■ **Problem details**
Report only the number of lines that hold the word "this".

■ **Supplied material**
════════

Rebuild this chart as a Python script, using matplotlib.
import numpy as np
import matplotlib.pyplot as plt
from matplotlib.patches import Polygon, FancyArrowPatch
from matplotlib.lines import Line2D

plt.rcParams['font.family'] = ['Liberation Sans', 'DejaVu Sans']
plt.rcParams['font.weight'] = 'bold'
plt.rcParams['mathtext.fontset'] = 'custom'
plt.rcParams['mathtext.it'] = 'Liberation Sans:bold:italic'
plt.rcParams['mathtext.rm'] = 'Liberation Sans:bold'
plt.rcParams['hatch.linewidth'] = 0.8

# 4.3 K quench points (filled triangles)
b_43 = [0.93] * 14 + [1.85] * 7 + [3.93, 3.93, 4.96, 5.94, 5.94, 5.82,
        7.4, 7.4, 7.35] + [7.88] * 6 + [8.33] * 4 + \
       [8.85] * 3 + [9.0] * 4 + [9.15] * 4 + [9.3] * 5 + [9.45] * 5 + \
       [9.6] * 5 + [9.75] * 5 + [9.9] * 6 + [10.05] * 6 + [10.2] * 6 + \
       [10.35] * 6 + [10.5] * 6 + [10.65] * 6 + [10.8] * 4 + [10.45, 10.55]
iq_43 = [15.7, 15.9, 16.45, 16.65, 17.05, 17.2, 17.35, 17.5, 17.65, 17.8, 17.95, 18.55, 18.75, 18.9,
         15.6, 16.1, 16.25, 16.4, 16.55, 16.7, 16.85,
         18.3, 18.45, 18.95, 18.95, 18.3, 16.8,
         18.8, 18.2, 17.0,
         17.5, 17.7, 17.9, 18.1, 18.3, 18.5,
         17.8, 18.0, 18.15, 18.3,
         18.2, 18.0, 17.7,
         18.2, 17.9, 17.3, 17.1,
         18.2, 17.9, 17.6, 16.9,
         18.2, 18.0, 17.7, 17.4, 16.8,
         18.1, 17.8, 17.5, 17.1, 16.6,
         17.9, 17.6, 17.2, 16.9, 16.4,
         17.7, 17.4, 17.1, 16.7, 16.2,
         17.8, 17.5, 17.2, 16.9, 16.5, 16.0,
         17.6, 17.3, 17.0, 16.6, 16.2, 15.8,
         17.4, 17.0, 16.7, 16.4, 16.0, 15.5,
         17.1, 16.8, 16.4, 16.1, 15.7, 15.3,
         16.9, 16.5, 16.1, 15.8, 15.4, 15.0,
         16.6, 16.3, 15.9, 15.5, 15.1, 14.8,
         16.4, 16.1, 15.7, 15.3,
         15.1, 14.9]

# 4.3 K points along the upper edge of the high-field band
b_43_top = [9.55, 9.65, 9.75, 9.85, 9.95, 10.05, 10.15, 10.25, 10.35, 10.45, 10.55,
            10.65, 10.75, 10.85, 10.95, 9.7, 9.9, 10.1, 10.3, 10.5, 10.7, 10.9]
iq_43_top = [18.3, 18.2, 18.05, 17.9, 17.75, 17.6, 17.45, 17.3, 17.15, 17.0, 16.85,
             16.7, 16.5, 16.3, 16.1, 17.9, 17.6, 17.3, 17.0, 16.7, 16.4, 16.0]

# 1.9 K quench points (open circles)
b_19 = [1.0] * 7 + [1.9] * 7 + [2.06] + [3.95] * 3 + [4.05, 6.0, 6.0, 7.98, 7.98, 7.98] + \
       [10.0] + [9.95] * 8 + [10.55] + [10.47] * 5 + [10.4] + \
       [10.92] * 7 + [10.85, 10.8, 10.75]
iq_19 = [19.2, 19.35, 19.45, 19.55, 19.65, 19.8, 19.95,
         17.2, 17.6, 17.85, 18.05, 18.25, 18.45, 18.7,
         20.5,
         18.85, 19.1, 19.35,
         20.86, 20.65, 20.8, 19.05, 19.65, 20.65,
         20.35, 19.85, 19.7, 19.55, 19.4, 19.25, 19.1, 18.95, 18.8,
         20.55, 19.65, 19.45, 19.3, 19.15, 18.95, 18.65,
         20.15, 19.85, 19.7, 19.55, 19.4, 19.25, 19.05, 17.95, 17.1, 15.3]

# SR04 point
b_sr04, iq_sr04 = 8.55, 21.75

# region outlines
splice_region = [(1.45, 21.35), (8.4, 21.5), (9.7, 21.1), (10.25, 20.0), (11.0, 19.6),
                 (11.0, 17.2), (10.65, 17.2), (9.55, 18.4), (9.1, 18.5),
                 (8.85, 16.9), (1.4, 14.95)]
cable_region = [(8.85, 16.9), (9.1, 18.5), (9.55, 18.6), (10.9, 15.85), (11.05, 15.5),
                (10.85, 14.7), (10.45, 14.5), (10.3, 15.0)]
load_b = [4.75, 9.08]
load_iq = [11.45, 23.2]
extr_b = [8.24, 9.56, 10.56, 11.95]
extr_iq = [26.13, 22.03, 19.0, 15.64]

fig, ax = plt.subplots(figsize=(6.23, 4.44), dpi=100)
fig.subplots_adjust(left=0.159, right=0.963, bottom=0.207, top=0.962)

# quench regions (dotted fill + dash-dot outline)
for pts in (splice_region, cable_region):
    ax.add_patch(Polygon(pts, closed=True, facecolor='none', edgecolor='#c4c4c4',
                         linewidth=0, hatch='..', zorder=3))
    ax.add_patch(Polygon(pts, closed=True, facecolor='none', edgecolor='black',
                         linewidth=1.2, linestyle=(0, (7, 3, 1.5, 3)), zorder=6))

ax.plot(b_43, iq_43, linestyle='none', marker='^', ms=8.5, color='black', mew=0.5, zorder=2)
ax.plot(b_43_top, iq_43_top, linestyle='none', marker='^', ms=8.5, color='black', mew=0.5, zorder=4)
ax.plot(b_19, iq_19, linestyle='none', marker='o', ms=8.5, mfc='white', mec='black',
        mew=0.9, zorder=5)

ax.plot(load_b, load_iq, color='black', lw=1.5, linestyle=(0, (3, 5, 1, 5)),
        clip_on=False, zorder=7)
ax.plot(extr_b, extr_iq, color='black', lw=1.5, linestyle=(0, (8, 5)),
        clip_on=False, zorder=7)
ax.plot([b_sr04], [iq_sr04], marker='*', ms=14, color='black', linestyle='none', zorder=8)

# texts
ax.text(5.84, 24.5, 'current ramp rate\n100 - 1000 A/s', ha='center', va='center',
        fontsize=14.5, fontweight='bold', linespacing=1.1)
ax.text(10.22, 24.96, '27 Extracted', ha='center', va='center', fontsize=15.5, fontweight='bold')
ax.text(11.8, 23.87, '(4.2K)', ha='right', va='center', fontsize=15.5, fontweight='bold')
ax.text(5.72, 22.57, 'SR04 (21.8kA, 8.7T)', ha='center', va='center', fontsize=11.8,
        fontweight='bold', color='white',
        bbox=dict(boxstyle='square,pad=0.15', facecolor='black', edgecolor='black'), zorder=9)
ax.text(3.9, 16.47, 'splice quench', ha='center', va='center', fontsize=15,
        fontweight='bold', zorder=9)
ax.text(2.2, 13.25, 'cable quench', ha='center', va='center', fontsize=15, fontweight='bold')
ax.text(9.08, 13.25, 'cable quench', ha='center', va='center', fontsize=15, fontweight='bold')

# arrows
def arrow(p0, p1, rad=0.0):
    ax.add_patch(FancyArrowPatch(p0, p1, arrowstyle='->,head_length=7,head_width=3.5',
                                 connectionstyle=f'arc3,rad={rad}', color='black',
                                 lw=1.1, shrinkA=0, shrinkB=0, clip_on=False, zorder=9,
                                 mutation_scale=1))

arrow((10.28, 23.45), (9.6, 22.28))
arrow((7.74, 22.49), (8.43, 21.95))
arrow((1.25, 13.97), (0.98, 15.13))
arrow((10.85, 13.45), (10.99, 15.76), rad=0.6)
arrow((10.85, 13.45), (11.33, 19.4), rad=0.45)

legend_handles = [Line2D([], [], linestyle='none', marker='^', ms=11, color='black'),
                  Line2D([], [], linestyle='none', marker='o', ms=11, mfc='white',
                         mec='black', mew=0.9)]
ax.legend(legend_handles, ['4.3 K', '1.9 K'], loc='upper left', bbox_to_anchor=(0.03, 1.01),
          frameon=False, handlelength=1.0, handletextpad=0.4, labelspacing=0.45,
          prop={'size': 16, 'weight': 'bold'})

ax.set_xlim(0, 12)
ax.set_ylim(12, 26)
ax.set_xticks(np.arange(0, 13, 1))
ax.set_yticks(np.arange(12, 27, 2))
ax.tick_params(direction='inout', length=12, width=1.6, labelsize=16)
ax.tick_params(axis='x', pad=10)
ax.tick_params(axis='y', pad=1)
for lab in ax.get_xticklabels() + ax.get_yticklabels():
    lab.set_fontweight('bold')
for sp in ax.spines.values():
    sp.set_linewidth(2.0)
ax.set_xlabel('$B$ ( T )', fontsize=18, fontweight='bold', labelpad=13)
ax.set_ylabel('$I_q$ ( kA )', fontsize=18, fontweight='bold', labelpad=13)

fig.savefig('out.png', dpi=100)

════════

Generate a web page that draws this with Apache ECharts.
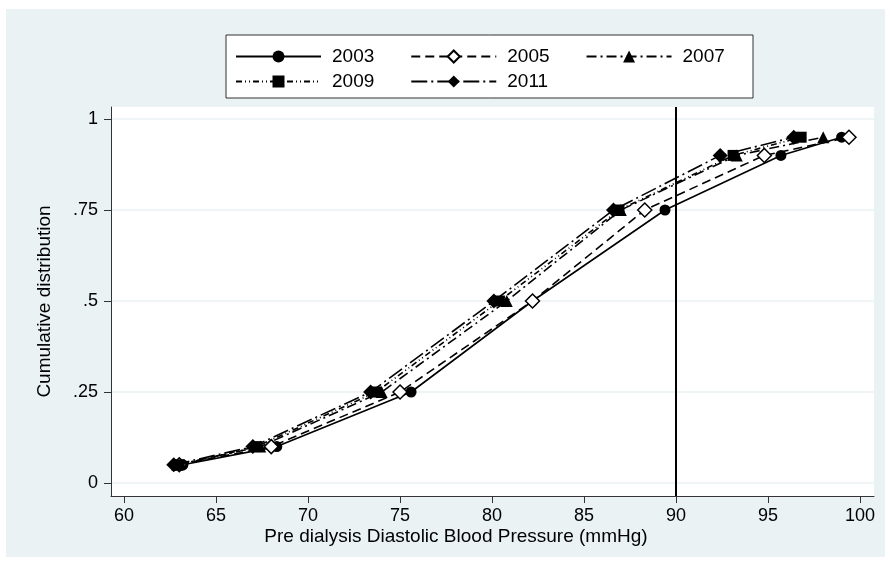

════════

■ **Solution to the problem**
2